A copy of the script can be found here.

assignment 02 – on processing squares

My biggest inspiration was a blog post by a fellow student found here that illustrates several beautifully executed examples of using processing.  For the second assignment, the project was aimed towards utilizing a for loop; essentially, making the program repeat itself until certain parameters were reached.  First, I began playing with a script called “Box Fitting Img”, which would essentially take an existing picture and use different sized squares to recreate such image.

I began with an image on google.  I found this one to be pretty interesting:

The script was relatively robust; it had a couple of errors in referencing the image file, but besides that minor inconvenience, it ran perfectly.  Basically, the script begins by creating an empty canvas with a white border.  It draws five squares of relatively large widths and expands them to a predetermined size.  It creates a Box class that pretty much draws a box, like we have done in class.
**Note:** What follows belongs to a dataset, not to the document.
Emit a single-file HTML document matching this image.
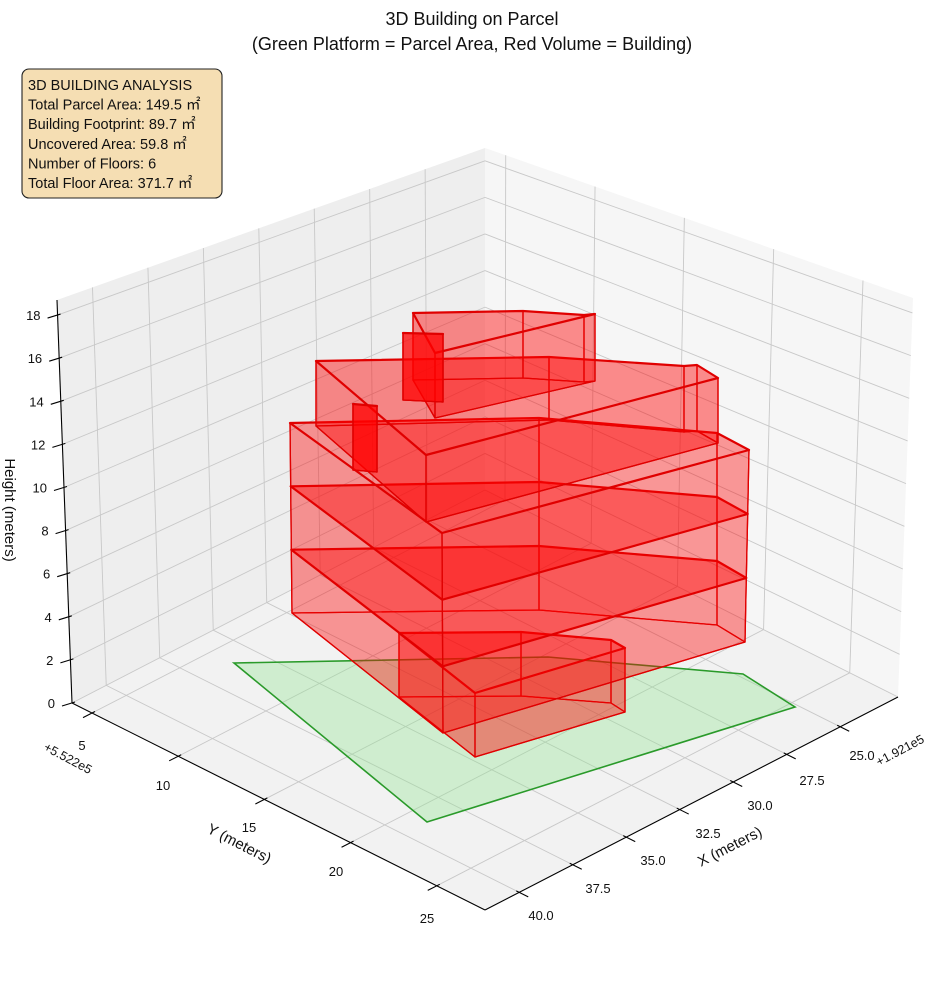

The first boxes are created and placed on the canvas.  As the script runs, it checks for pixels using the checkPixel() command and runs through the entire image (which was specified in the script).  The beauty of this script is that the bulk of the for looping is done in the expand() command.  It takes the dimensions of existing squares and then checks for collisions and obstructions.  

The boxes continue emerging in groups of five at random points in the image, constantly checking (using for loops) for no obstructions.  As the canvas fills with squares, I noticed that there were several areas with no squares drawn in.  I think this is because the size of the squares get exponentially small and can’t be seen unless the resolution of the screen was even bigger.  The other beauty of this script is that it is user generative.  If I wanted a different iteration, I simply clicked the mouse and another set would begin to draw.

Notice the changes between these two iterations.  The square in the middle of the second one is clearly an area that has been overemphasized.

Now, to apply this to my script, I wanted to take our class example and elaborate on the collision bit.  I wanted to create these generative squares–predetermined at 500–and then have them regenerative per mouse click.  As of now, the clicking sets the canvas back to 0, but I can’t seem to figure out the draw function or the collision functions.  Hopefully keeping this tabbed as a “work in progress” will remind me to come back to this.

Edit – February 18, 2012

After consulting with my computer science major friend, I have fixed and resolved all issues!  The file will now create all squares in a series of for and if loops.  The beauty behind this script is that by creating a white border, it is able to determine the intricacies of collisions and avoid them.  Through the expand() function, we can visualize the relationship between squares.  By adding or subtracting the number of starting squares, we see the relationship of early squares and later squares, where the later squares are significantly smaller than the older ones.  You can find the script here.

on processing

I started to toy with the processing program used for this course.  I have a basic understanding of C++ and I immediately recognized the language while sifting through the different examples on the site.  One of the most striking characteristic of this program is the simple GUI.  I’m always a fan of simplicity and have an appreciation for powerful tools, and I do feel that this will become a favorite of mine.  I’m glad that we’re not learning flash in this course, to be honest, because I’m sick of watching it struggle and fail on several of my computers.  There are better technologies out there, and I’d much rather learn those languages instead.

Processing is rather simple.  Script, save, play.  If something breaks, or code miswritten, the program alerts you rather than crashing everything in sight.  I chose the “animator” example because I like interaction.  I made this grid system using moving dots, and it was actually pretty fun to watch.

The code wasn’t that complicated either.  A copy of the script can be found here if you want to try it out.